● EXERCISE REQUIREMENTS:
Without including any pictures, write out the listing below exactly.

● GIVEN DATA:
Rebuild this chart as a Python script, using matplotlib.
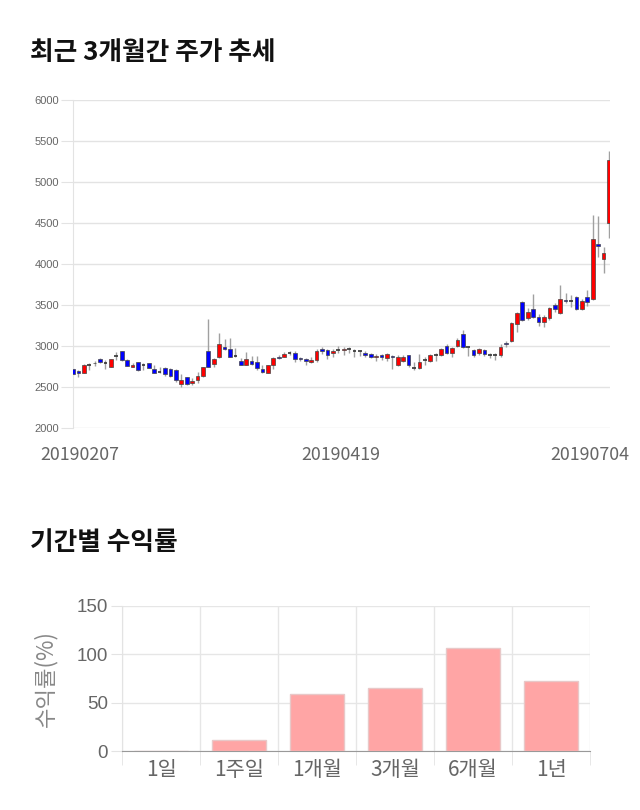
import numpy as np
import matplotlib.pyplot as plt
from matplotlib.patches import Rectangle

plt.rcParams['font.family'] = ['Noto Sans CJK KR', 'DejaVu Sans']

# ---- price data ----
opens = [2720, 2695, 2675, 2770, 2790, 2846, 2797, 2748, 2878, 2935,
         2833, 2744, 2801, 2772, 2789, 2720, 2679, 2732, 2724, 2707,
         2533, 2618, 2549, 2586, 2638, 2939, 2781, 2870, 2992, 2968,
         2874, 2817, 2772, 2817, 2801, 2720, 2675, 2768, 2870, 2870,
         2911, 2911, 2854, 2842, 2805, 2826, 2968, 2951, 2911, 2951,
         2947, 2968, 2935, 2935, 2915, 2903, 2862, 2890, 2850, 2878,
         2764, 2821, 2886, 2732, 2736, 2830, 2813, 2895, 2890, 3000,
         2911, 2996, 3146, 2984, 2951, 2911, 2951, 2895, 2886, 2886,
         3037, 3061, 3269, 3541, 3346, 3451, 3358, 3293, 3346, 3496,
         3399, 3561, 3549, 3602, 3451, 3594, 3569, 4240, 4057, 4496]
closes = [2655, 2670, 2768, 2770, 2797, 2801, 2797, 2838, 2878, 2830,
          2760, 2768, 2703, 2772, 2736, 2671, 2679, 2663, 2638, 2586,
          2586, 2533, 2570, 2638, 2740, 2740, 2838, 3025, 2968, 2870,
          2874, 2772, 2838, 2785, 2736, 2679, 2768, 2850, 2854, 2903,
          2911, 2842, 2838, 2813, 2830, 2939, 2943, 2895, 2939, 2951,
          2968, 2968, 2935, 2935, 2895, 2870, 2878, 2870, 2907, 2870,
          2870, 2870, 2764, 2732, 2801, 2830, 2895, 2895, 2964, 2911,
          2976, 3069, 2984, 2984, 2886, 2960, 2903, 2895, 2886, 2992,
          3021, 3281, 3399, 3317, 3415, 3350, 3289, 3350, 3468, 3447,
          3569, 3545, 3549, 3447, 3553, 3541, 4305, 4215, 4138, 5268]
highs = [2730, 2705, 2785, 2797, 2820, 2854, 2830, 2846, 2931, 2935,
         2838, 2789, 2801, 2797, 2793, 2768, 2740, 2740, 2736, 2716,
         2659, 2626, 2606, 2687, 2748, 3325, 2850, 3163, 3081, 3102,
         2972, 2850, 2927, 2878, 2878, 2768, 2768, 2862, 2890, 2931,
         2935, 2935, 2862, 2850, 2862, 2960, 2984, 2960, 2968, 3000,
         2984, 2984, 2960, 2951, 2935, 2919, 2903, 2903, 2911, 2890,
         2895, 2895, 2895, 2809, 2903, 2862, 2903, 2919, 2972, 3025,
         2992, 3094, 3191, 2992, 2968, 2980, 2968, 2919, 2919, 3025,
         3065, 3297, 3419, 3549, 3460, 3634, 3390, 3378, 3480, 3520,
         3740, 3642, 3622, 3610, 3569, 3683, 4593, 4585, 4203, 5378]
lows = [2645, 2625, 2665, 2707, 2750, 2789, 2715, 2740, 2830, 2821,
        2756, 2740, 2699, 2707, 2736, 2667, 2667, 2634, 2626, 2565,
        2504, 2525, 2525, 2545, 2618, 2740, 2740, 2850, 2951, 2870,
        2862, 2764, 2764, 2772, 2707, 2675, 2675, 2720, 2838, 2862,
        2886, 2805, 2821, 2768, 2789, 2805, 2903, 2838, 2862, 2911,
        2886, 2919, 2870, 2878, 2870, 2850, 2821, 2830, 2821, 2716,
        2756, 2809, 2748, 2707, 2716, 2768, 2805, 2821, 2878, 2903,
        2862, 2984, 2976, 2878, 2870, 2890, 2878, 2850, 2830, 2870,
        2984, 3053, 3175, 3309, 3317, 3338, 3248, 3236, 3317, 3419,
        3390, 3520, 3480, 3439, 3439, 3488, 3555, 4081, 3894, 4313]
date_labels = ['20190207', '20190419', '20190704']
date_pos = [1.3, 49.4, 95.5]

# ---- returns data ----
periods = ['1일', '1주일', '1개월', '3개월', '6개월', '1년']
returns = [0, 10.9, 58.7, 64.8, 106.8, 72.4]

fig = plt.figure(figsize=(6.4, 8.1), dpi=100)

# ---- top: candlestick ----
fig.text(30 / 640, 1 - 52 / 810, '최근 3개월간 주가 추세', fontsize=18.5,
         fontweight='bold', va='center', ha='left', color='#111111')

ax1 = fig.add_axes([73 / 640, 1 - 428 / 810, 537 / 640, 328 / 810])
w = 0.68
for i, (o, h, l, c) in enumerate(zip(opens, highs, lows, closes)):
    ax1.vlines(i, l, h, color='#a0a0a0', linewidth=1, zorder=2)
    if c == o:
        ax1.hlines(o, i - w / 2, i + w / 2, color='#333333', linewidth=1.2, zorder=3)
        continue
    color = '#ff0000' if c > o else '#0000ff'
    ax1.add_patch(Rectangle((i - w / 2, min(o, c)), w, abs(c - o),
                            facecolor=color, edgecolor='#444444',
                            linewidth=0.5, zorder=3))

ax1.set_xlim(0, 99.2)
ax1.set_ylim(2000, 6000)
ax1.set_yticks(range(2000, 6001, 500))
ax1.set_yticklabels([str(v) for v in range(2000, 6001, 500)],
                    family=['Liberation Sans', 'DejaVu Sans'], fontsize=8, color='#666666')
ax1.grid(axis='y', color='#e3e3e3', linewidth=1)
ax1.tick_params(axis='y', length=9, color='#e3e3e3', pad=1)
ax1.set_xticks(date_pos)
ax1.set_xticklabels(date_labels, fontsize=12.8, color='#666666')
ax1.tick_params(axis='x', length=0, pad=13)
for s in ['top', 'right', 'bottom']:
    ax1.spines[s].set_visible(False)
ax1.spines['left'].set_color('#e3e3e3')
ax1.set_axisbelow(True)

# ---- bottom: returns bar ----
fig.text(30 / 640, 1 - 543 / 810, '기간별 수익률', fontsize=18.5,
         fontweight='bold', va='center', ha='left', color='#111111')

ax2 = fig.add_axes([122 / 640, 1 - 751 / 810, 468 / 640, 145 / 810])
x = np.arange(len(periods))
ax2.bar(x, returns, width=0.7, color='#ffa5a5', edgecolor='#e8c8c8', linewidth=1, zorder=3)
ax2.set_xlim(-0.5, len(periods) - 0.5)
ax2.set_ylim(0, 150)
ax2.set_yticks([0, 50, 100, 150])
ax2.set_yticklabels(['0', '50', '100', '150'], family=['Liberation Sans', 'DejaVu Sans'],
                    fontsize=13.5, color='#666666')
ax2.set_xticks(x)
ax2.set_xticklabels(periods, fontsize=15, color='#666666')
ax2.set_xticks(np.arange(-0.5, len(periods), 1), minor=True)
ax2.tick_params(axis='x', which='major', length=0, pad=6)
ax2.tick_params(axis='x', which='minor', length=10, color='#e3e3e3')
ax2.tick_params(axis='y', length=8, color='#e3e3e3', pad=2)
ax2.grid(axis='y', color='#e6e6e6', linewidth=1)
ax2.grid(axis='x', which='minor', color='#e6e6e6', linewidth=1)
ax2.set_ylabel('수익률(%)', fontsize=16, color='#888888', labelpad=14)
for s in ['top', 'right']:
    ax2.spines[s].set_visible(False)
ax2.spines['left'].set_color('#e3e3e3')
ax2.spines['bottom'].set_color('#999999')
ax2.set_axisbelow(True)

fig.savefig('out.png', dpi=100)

● SOLVED PROBLEM:
Rebuild this chart as a Python script, using matplotlib.
import numpy as np
import matplotlib.pyplot as plt
from matplotlib.patches import Rectangle

plt.rcParams['font.family'] = ['Noto Sans CJK KR', 'DejaVu Sans']

# ---- price data ----
opens = [2720, 2695, 2675, 2770, 2790, 2846, 2797, 2748, 2878, 2935,
         2833, 2744, 2801, 2772, 2789, 2720, 2679, 2732, 2724, 2707,
         2533, 2618, 2549, 2586, 2638, 2939, 2781, 2870, 2992, 2968,
         2874, 2817, 2772, 2817, 2801, 2720, 2675, 2768, 2870, 2870,
         2911, 2911, 2854, 2842, 2805, 2826, 2968, 2951, 2911, 2951,
         2947, 2968, 2935, 2935, 2915, 2903, 2862, 2890, 2850, 2878,
         2764, 2821, 2886, 2732, 2736, 2830, 2813, 2895, 2890, 3000,
         2911, 2996, 3146, 2984, 2951, 2911, 2951, 2895, 2886, 2886,
         3037, 3061, 3269, 3541, 3346, 3451, 3358, 3293, 3346, 3496,
         3399, 3561, 3549, 3602, 3451, 3594, 3569, 4240, 4057, 4496]
closes = [2655, 2670, 2768, 2770, 2797, 2801, 2797, 2838, 2878, 2830,
          2760, 2768, 2703, 2772, 2736, 2671, 2679, 2663, 2638, 2586,
          2586, 2533, 2570, 2638, 2740, 2740, 2838, 3025, 2968, 2870,
          2874, 2772, 2838, 2785, 2736, 2679, 2768, 2850, 2854, 2903,
          2911, 2842, 2838, 2813, 2830, 2939, 2943, 2895, 2939, 2951,
          2968, 2968, 2935, 2935, 2895, 2870, 2878, 2870, 2907, 2870,
          2870, 2870, 2764, 2732, 2801, 2830, 2895, 2895, 2964, 2911,
          2976, 3069, 2984, 2984, 2886, 2960, 2903, 2895, 2886, 2992,
          3021, 3281, 3399, 3317, 3415, 3350, 3289, 3350, 3468, 3447,
          3569, 3545, 3549, 3447, 3553, 3541, 4305, 4215, 4138, 5268]
highs = [2730, 2705, 2785, 2797, 2820, 2854, 2830, 2846, 2931, 2935,
         2838, 2789, 2801, 2797, 2793, 2768, 2740, 2740, 2736, 2716,
         2659, 2626, 2606, 2687, 2748, 3325, 2850, 3163, 3081, 3102,
         2972, 2850, 2927, 2878, 2878, 2768, 2768, 2862, 2890, 2931,
         2935, 2935, 2862, 2850, 2862, 2960, 2984, 2960, 2968, 3000,
         2984, 2984, 2960, 2951, 2935, 2919, 2903, 2903, 2911, 2890,
         2895, 2895, 2895, 2809, 2903, 2862, 2903, 2919, 2972, 3025,
         2992, 3094, 3191, 2992, 2968, 2980, 2968, 2919, 2919, 3025,
         3065, 3297, 3419, 3549, 3460, 3634, 3390, 3378, 3480, 3520,
         3740, 3642, 3622, 3610, 3569, 3683, 4593, 4585, 4203, 5378]
lows = [2645, 2625, 2665, 2707, 2750, 2789, 2715, 2740, 2830, 2821,
        2756, 2740, 2699, 2707, 2736, 2667, 2667, 2634, 2626, 2565,
        2504, 2525, 2525, 2545, 2618, 2740, 2740, 2850, 2951, 2870,
        2862, 2764, 2764, 2772, 2707, 2675, 2675, 2720, 2838, 2862,
        2886, 2805, 2821, 2768, 2789, 2805, 2903, 2838, 2862, 2911,
        2886, 2919, 2870, 2878, 2870, 2850, 2821, 2830, 2821, 2716,
        2756, 2809, 2748, 2707, 2716, 2768, 2805, 2821, 2878, 2903,
        2862, 2984, 2976, 2878, 2870, 2890, 2878, 2850, 2830, 2870,
        2984, 3053, 3175, 3309, 3317, 3338, 3248, 3236, 3317, 3419,
        3390, 3520, 3480, 3439, 3439, 3488, 3555, 4081, 3894, 4313]
date_labels = ['20190207', '20190419', '20190704']
date_pos = [1.3, 49.4, 95.5]

# ---- returns data ----
periods = ['1일', '1주일', '1개월', '3개월', '6개월', '1년']
returns = [0, 10.9, 58.7, 64.8, 106.8, 72.4]

fig = plt.figure(figsize=(6.4, 8.1), dpi=100)

# ---- top: candlestick ----
fig.text(30 / 640, 1 - 52 / 810, '최근 3개월간 주가 추세', fontsize=18.5,
         fontweight='bold', va='center', ha='left', color='#111111')

ax1 = fig.add_axes([73 / 640, 1 - 428 / 810, 537 / 640, 328 / 810])
w = 0.68
for i, (o, h, l, c) in enumerate(zip(opens, highs, lows, closes)):
    ax1.vlines(i, l, h, color='#a0a0a0', linewidth=1, zorder=2)
    if c == o:
        ax1.hlines(o, i - w / 2, i + w / 2, color='#333333', linewidth=1.2, zorder=3)
        continue
    color = '#ff0000' if c > o else '#0000ff'
    ax1.add_patch(Rectangle((i - w / 2, min(o, c)), w, abs(c - o),
                            facecolor=color, edgecolor='#444444',
                            linewidth=0.5, zorder=3))

ax1.set_xlim(0, 99.2)
ax1.set_ylim(2000, 6000)
ax1.set_yticks(range(2000, 6001, 500))
ax1.set_yticklabels([str(v) for v in range(2000, 6001, 500)],
                    family=['Liberation Sans', 'DejaVu Sans'], fontsize=8, color='#666666')
ax1.grid(axis='y', color='#e3e3e3', linewidth=1)
ax1.tick_params(axis='y', length=9, color='#e3e3e3', pad=1)
ax1.set_xticks(date_pos)
ax1.set_xticklabels(date_labels, fontsize=12.8, color='#666666')
ax1.tick_params(axis='x', length=0, pad=13)
for s in ['top', 'right', 'bottom']:
    ax1.spines[s].set_visible(False)
ax1.spines['left'].set_color('#e3e3e3')
ax1.set_axisbelow(True)

# ---- bottom: returns bar ----
fig.text(30 / 640, 1 - 543 / 810, '기간별 수익률', fontsize=18.5,
         fontweight='bold', va='center', ha='left', color='#111111')

ax2 = fig.add_axes([122 / 640, 1 - 751 / 810, 468 / 640, 145 / 810])
x = np.arange(len(periods))
ax2.bar(x, returns, width=0.7, color='#ffa5a5', edgecolor='#e8c8c8', linewidth=1, zorder=3)
ax2.set_xlim(-0.5, len(periods) - 0.5)
ax2.set_ylim(0, 150)
ax2.set_yticks([0, 50, 100, 150])
ax2.set_yticklabels(['0', '50', '100', '150'], family=['Liberation Sans', 'DejaVu Sans'],
                    fontsize=13.5, color='#666666')
ax2.set_xticks(x)
ax2.set_xticklabels(periods, fontsize=15, color='#666666')
ax2.set_xticks(np.arange(-0.5, len(periods), 1), minor=True)
ax2.tick_params(axis='x', which='major', length=0, pad=6)
ax2.tick_params(axis='x', which='minor', length=10, color='#e3e3e3')
ax2.tick_params(axis='y', length=8, color='#e3e3e3', pad=2)
ax2.grid(axis='y', color='#e6e6e6', linewidth=1)
ax2.grid(axis='x', which='minor', color='#e6e6e6', linewidth=1)
ax2.set_ylabel('수익률(%)', fontsize=16, color='#888888', labelpad=14)
for s in ['top', 'right']:
    ax2.spines[s].set_visible(False)
ax2.spines['left'].set_color('#e3e3e3')
ax2.spines['bottom'].set_color('#999999')
ax2.set_axisbelow(True)

fig.savefig('out.png', dpi=100)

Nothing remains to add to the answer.